Firefox Preview, as the name suggests, is a work-in-progress, but it already presents some appealing prospects. Mozilla claims the browser is up to two times as fast as its previous Android browsers. It also comes with an unconventional interface and automatic tracking protection.
I’ve been playing around with it for a few days to see if it delivers any of what Mozilla promises — below, you’ll find my early impressions.
How fast is Firefox Preview?
So far, it seems to be faster than the existing Firefox for Android, and about on par with Chrome for Android, or slightly slower. Still, it’s nippy — I suspect as fast or faster than many of its competitors. Chrome still seems to have the edge but I may be subconsciously biased towards Chrome, which I’ve used forever and is my everything.
For the most part, Firefox Preview is quick in page loading and general navigation, but perhaps not in a way that you would notice if you weren’t specifically looking at it. Users may, however, find the workflow faster thanks to the browser’s unique interface. What’s that like?
Interface highs and lows
The Firefox Preview’s interface has some clear strengths. Its landing page, or general home area, is where you’ll find your search bar, open tabs, incognito mode toggle, and some other options.
This area gives you a view of your open tabs — something those who regularly have dozens of open tabs will appreciate — and the information here is well laid out.
I prefer this to Chrome’s carousel tab view because you can read see more of them at a glance, but if there’s an improvement to be made it’s in the overall clarity. Where Chrome lets you see a snapshot of the page in the carousel tab view, here you only see the website, page names, and website icon if you’re lucky.

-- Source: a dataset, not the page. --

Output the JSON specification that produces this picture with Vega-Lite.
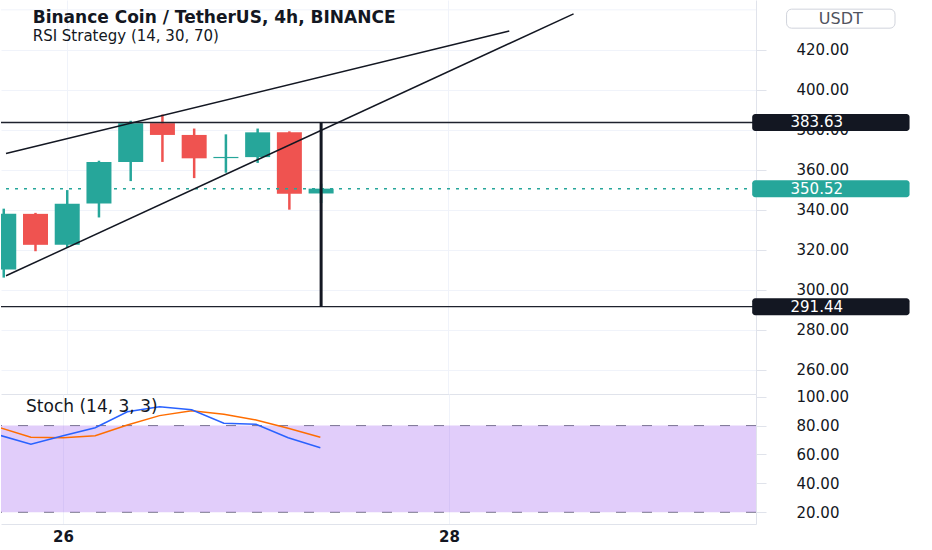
{
  "$schema": "https://vega.github.io/schema/vega-lite/v6.json",
  "padding": 0,
  "background": "white",
  "spacing": 0,
  "bounds": "flush",
  "config": {
    "view": {"stroke": null},
    "font": "DejaVu Sans",
    "axis": {"labelFont": "DejaVu Sans", "labelColor": "#131722", "labelOverlap": false},
    "text": {"font": "DejaVu Sans"}
  },
  "datasets": {
    "candles": [
      {"t": "2022-01-25T16:00", "open": 310.0, "high": 340.5, "low": 306.0, "close": 337.9},
      {"t": "2022-01-25T20:00", "open": 337.9, "high": 338.4, "low": 319.2, "close": 322.4},
      {"t": "2022-01-26T00:00", "open": 322.4, "high": 349.8, "low": 321.1, "close": 342.9},
      {"t": "2022-01-26T04:00", "open": 343.1, "high": 364.5, "low": 336.1, "close": 363.9},
      {"t": "2022-01-26T08:00", "open": 363.9, "high": 384.5, "low": 354.3, "close": 383.3},
      {"t": "2022-01-26T12:00", "open": 383.3, "high": 387.6, "low": 363.9, "close": 377.4},
      {"t": "2022-01-26T16:00", "open": 377.4, "high": 380.6, "low": 355.8, "close": 365.7},
      {"t": "2022-01-26T20:00", "open": 365.8, "high": 377.7, "low": 358.5, "close": 366.4},
      {"t": "2022-01-27T00:00", "open": 366.3, "high": 380.6, "low": 363.4, "close": 378.7},
      {"t": "2022-01-27T04:00", "open": 378.7, "high": 379.2, "low": 340.0, "close": 348.0},
      {"t": "2022-01-27T08:00", "open": 348.1, "high": 353.0, "low": 343.3, "close": 350.52}
    ],
    "stoch": [
      {"t": "2022-01-25T16:00", "k": 73.5, "d": 78.8},
      {"t": "2022-01-25T20:00", "k": 67.1, "d": 71.9},
      {"t": "2022-01-26T00:00", "k": 73.0, "d": 71.6},
      {"t": "2022-01-26T04:00", "k": 78.5, "d": 73.0},
      {"t": "2022-01-26T08:00", "k": 89.6, "d": 80.4},
      {"t": "2022-01-26T12:00", "k": 93.1, "d": 86.9},
      {"t": "2022-01-26T16:00", "k": 91.0, "d": 90.3},
      {"t": "2022-01-26T20:00", "k": 81.6, "d": 87.8},
      {"t": "2022-01-27T00:00", "k": 80.9, "d": 83.9},
      {"t": "2022-01-27T04:00", "k": 71.6, "d": 78.1},
      {"t": "2022-01-27T08:00", "k": 64.7, "d": 71.9}
    ],
    "trend": [
      {"line": "upper", "t": "2022-01-25T16:17", "p": 368.1},
      {"line": "upper", "t": "2022-01-28T07:43", "p": 429.4},
      {"line": "lower", "t": "2022-01-25T16:17", "p": 306.9},
      {"line": "lower", "t": "2022-01-28T15:49", "p": 438.0}
    ],
    "marker": [
      {"t": "2022-01-27T08:00", "top": 383.63, "bottom": 291.44}
    ],
    "levels": [
      {"label": "high", "price": 383.63},
      {"label": "low", "price": 291.44},
      {"label": "last", "price": 350.52}
    ],
    "bands": [
      {"lvl": 80},
      {"lvl": 20}
    ]
  },
  "vconcat": [
    {
      "width": 755,
      "height": 394,
      "layer": [
        {
          "data": {"name": "candles"},
          "mark": {"type": "rule", "strokeWidth": 2.5, "clip": true},
          "encoding": {
            "x": {
              "field": "t", "type": "temporal", "title": null,
              "scale": {"domain": [{"year": 2022, "month": 1, "date": 25, "hours": 16, "minutes": 17}, {"year": 2022, "month": 1, "date": 29, "hours": 14, "minutes": 11}]},
              "axis": {"values": [{"year": 2022, "month": 1, "date": 26}, {"year": 2022, "month": 1, "date": 28}], "tickCount": 10, "labels": false, "ticks": false, "domain": true, "domainColor": "#e0e3eb", "grid": true, "gridColor": "#f0f3fa", "title": null}
            },
            "y": {
              "field": "low", "type": "quantitative", "title": null,
              "scale": {"domain": [250.24, 442.44], "nice": false, "zero": false},
              "axis": {"orient": "right", "values": [260, 280, 300, 320, 340, 360, 380, 400, 420], "tickCount": 20, "format": ".2f", "title": null, "grid": true, "gridColor": "#f0f3fa", "domain": true, "domainColor": "#e0e3eb", "ticks": true, "tickColor": "#e0e3eb", "tickSize": 10, "labelAlign": "left", "labelBaseline": "middle", "labelPadding": 30, "labelFontSize": 15, "labelOverlap": false}
            },
            "y2": {"field": "high"},
            "color": {"condition": {"test": "datum.close >= datum.open", "value": "#26a69a"}, "value": "#ef5350"}
          }
        },
        {
          "data": {"name": "candles"},
          "mark": {"type": "bar", "size": 25, "clip": true},
          "encoding": {
            "x": {"field": "t", "type": "temporal", "title": null},
            "y": {"field": "open", "type": "quantitative", "title": null},
            "y2": {"field": "close"},
            "color": {"condition": {"test": "datum.close >= datum.open", "value": "#26a69a"}, "value": "#ef5350"}
          }
        },
        {
          "data": {"values": [{}]},
          "mark": {"type": "rule", "color": "#f0f3fa", "strokeWidth": 1},
          "encoding": {"y": {"datum": 440, "type": "quantitative"}}
        },
        {
          "data": {"name": "levels"},
          "transform": [{"filter": "datum.label != 'last'"}],
          "mark": {"type": "rule", "color": "#1e222d", "strokeWidth": 1.3},
          "encoding": {"y": {"field": "price", "type": "quantitative", "title": null}}
        },
        {
          "data": {"name": "levels"},
          "transform": [{"filter": "datum.label == 'last'"}],
          "mark": {"type": "rule", "color": "#26a69a", "strokeWidth": 1.5, "strokeDash": [3, 6]},
          "encoding": {"y": {"field": "price", "type": "quantitative", "title": null}}
        },
        {
          "data": {"name": "trend"},
          "mark": {"type": "line", "color": "#131722", "strokeWidth": 1.5, "clip": true},
          "encoding": {
            "x": {"field": "t", "type": "temporal", "title": null},
            "y": {"field": "p", "type": "quantitative", "title": null},
            "detail": {"field": "line"}
          }
        },
        {
          "data": {"name": "marker"},
          "mark": {"type": "rule", "color": "#131722", "strokeWidth": 3},
          "encoding": {
            "x": {"field": "t", "type": "temporal", "title": null},
            "y": {"field": "top", "type": "quantitative", "title": null},
            "y2": {"field": "bottom"}
          }
        },
        {
          "data": {"name": "levels"},
          "mark": {"type": "bar", "orient": "horizontal", "size": 17, "cornerRadius": 3},
          "encoding": {
            "y": {"field": "price", "type": "quantitative", "title": null},
            "x": {"datum": {"year": 2022, "month": 1, "date": 29, "hours": 14, "minutes": 20}, "type": "temporal"},
            "x2": {"datum": {"year": 2022, "month": 1, "date": 30, "hours": 10, "minutes": 10}},
            "color": {"condition": {"test": "datum.label == 'last'", "value": "#26a69a"}, "value": "#131722"}
          }
        },
        {
          "data": {"name": "levels"},
          "mark": {"type": "text", "align": "left", "baseline": "middle", "fontSize": 15, "color": "white"},
          "encoding": {
            "y": {"field": "price", "type": "quantitative", "title": null},
            "x": {"datum": {"year": 2022, "month": 1, "date": 29, "hours": 19, "minutes": 10}, "type": "temporal"},
            "text": {"field": "price", "format": ".2f"}
          }
        },
        {
          "data": {"values": [{}]},
          "mark": {"type": "bar", "orient": "horizontal", "size": 19, "cornerRadius": 5, "fill": "white", "stroke": "#d1d4dc", "strokeWidth": 1},
          "encoding": {
            "y": {"datum": 435.6, "type": "quantitative"},
            "x": {"datum": {"year": 2022, "month": 1, "date": 29, "hours": 18, "minutes": 40}, "type": "temporal"},
            "x2": {"datum": {"year": 2022, "month": 1, "date": 30, "hours": 8, "minutes": 20}}
          }
        },
        {
          "data": {"values": [{}]},
          "mark": {"type": "text", "align": "center", "baseline": "middle", "fontSize": 16, "color": "#50535e"},
          "encoding": {
            "y": {"datum": 435.6, "type": "quantitative"},
            "x": {"datum": {"year": 2022, "month": 1, "date": 30, "hours": 1, "minutes": 30}, "type": "temporal"},
            "text": {"value": "USDT"}
          }
        },
        {
          "data": {"values": [{}]},
          "mark": {"type": "text", "align": "left", "baseline": "alphabetic", "fontSize": 17, "fontWeight": "bold", "color": "#131722"},
          "encoding": {
            "y": {"datum": 433.4, "type": "quantitative"},
            "x": {"datum": {"year": 2022, "month": 1, "date": 25, "hours": 19, "minutes": 39}, "type": "temporal"},
            "text": {"value": "Binance Coin / TetherUS, 4h, BINANCE"}
          }
        },
        {
          "data": {"values": [{}]},
          "mark": {"type": "text", "align": "left", "baseline": "alphabetic", "fontSize": 15, "color": "#131722"},
          "encoding": {
            "y": {"datum": 424.4, "type": "quantitative"},
            "x": {"datum": {"year": 2022, "month": 1, "date": 25, "hours": 19, "minutes": 39}, "type": "temporal"},
            "text": {"value": "RSI Strategy (14, 30, 70)"}
          }
        }
      ]
    },
    {
      "width": 755,
      "height": 130,
      "layer": [
        {
          "data": {"name": "bands"},
          "mark": {"type": "rule", "color": "#787b86", "strokeWidth": 1, "strokeDash": [10, 16]},
          "encoding": {
            "y": {
              "field": "lvl", "type": "quantitative", "title": null,
              "scale": {"domain": [11.9, 101.87], "nice": false, "zero": false},
              "axis": {"orient": "right", "values": [20, 40, 60, 80, 100], "tickCount": 20, "format": ".2f", "title": null, "grid": false, "domain": true, "domainColor": "#e0e3eb", "ticks": true, "tickColor": "#e0e3eb", "tickSize": 10, "labelAlign": "left", "labelBaseline": "middle", "labelPadding": 30, "labelFontSize": 15, "labelOverlap": false}
            }
          }
        },
        {
          "data": {"name": "bands"},
          "transform": [{"filter": "datum.lvl == 80"}],
          "mark": {"type": "rect", "color": "#8737eb", "opacity": 0.25},
          "encoding": {
            "x": {"datum": {"year": 2022, "month": 1, "date": 25, "hours": 16, "minutes": 17}, "type": "temporal"},
            "x2": {"datum": {"year": 2022, "month": 1, "date": 29, "hours": 14, "minutes": 11}},
            "y": {"field": "lvl", "type": "quantitative", "title": null},
            "y2": {"datum": 20}
          }
        },
        {
          "data": {"name": "stoch"},
          "mark": {"type": "line", "color": "#ff6d00", "strokeWidth": 1.5, "clip": true},
          "encoding": {
            "x": {
              "field": "t", "type": "temporal", "title": null,
              "scale": {"domain": [{"year": 2022, "month": 1, "date": 25, "hours": 16, "minutes": 17}, {"year": 2022, "month": 1, "date": 29, "hours": 14, "minutes": 11}]},
              "axis": {"values": [{"year": 2022, "month": 1, "date": 26}, {"year": 2022, "month": 1, "date": 28}], "tickCount": 10, "format": "%d", "labelFontWeight": "bold", "labelFontSize": 15, "ticks": false, "domain": true, "domainColor": "#e0e3eb", "grid": true, "gridColor": "#f0f3fa", "labelPadding": 5, "title": null}
            },
            "y": {"field": "d", "type": "quantitative", "title": null}
          }
        },
        {
          "data": {"name": "stoch"},
          "mark": {"type": "line", "color": "#2962ff", "strokeWidth": 1.5, "clip": true},
          "encoding": {
            "x": {"field": "t", "type": "temporal", "title": null},
            "y": {"field": "k", "type": "quantitative", "title": null}
          }
        },
        {
          "data": {"values": [{}]},
          "mark": {"type": "text", "align": "left", "baseline": "alphabetic", "fontSize": 17, "color": "#131722"},
          "encoding": {
            "y": {"datum": 89.6, "type": "quantitative"},
            "x": {"datum": {"year": 2022, "month": 1, "date": 25, "hours": 19, "minutes": 24}, "type": "temporal"},
            "text": {"value": "Stoch (14, 3, 3)"}
          }
        }
      ]
    }
  ]
}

The incognito toggle and search box areas are easily accessible at the top of this area, but if you’re the kind of person who has 99 tabs open, the Collections are at the bottom is going to get buried. I’ll talk more about Collections in a moment but the good news is that they may reduce the need for dozens of open tabs in the first place.

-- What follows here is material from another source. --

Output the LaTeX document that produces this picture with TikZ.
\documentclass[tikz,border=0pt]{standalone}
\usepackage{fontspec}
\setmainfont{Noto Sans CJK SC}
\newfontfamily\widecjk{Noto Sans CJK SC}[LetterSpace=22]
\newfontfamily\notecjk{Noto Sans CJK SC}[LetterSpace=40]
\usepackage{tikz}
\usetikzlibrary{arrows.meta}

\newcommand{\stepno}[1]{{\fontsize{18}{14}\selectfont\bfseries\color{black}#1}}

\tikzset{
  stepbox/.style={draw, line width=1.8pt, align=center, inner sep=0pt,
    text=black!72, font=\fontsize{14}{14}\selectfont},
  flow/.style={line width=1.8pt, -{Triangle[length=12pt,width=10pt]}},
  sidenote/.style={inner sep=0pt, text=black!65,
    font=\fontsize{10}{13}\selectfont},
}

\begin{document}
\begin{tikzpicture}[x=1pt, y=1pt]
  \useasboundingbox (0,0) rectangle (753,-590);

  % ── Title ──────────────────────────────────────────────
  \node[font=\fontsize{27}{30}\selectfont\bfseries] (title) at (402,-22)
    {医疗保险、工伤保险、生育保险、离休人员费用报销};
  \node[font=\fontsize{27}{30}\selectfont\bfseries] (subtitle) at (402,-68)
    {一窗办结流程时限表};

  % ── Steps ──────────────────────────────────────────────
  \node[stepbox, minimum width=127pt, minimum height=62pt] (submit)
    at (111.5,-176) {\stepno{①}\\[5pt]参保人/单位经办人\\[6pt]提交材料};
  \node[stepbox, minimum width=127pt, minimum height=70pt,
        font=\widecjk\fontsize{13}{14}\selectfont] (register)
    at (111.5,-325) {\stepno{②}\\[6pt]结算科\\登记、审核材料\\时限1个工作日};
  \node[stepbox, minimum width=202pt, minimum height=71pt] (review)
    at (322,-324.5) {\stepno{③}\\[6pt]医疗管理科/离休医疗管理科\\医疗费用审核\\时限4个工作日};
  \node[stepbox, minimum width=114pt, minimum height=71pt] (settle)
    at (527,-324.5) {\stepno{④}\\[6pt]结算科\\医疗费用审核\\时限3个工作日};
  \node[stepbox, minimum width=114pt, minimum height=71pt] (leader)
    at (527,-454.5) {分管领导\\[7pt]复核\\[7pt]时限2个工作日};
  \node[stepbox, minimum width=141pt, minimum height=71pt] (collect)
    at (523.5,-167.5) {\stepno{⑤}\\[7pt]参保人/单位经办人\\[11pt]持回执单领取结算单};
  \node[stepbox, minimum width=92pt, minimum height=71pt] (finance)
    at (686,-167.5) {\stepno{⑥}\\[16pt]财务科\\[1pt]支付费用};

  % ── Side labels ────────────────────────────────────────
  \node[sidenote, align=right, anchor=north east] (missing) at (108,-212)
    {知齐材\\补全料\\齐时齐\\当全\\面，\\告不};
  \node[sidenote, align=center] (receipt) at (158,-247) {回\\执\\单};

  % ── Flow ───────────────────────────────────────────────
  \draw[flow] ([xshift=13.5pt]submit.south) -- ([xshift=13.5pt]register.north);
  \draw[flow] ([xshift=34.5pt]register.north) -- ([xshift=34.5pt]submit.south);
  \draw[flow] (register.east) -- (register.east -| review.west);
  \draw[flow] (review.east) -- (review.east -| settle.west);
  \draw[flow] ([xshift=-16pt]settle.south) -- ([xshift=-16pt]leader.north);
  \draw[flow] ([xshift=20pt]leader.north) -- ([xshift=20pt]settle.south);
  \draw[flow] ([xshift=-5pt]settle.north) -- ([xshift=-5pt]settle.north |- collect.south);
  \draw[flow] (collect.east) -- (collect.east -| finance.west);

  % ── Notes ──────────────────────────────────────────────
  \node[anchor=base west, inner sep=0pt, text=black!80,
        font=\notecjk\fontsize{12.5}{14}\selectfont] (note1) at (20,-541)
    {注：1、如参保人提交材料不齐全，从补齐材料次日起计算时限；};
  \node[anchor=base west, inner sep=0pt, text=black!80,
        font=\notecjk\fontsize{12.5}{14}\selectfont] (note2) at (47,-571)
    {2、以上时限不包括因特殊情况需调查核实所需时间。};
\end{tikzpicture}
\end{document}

As for how web pages are set up, Firefox Preview includes an address bar, tab counter, and an options menu on the page — as many browsers do. However, this toolbar is set apart from its competitors with one key significant difference: it’s placed at the bottom of the screen rather than at the top.
This doesn’t work for me.
One the one hand, websites tend to place the most important information at the top of a web page, so de-cluttering this space at the browser level seems reasonable. But a browser like Chrome hides the URL bar when you scroll down anyway, so it doesn’t take up any unnecessary space (don’t worry, I think that’s the end of my Chrome fanboying for this article).
Firefox Preview’s approach does make this bar easier to access with one hand when using a big phone, which probably reflects most people’s situation. The trouble is, while at the bottom, it’s easy to mistakenly press a navigation button instead of the bar. It’s a small issue but an issue all the same.
On a more positive note, a slide upwards from this bar reveals easily accessible share and bookmark buttons which I quite like, but I just can’t believe Mozilla hasn’t put an “add to Collections” button there.
What’s this about Firefox Collections?
Firefox Preview’s Collections are basically like bookmarks folders. You can name and add websites to collections for a convenient place to find and access groups of web links. For example, you might have a collection called “Travel,” where you save all of your favorite travel websites.
You can find your collections below your tabs in the landing area. Tapping on one will open it up for you to view the hyperlinks saved there. Tap a link and you’ll be taken the corresponding website.
So, yeah, they’re bookmark folders, only they’re slightly fancier bookmark folders with a couple of benefits — one of which is saving the state of a particular site (h/t Lifehacker for that info nugget). If you’ve added an item to a shopping cart on a particular page, for example, it should remain there while the link is saved in the collection.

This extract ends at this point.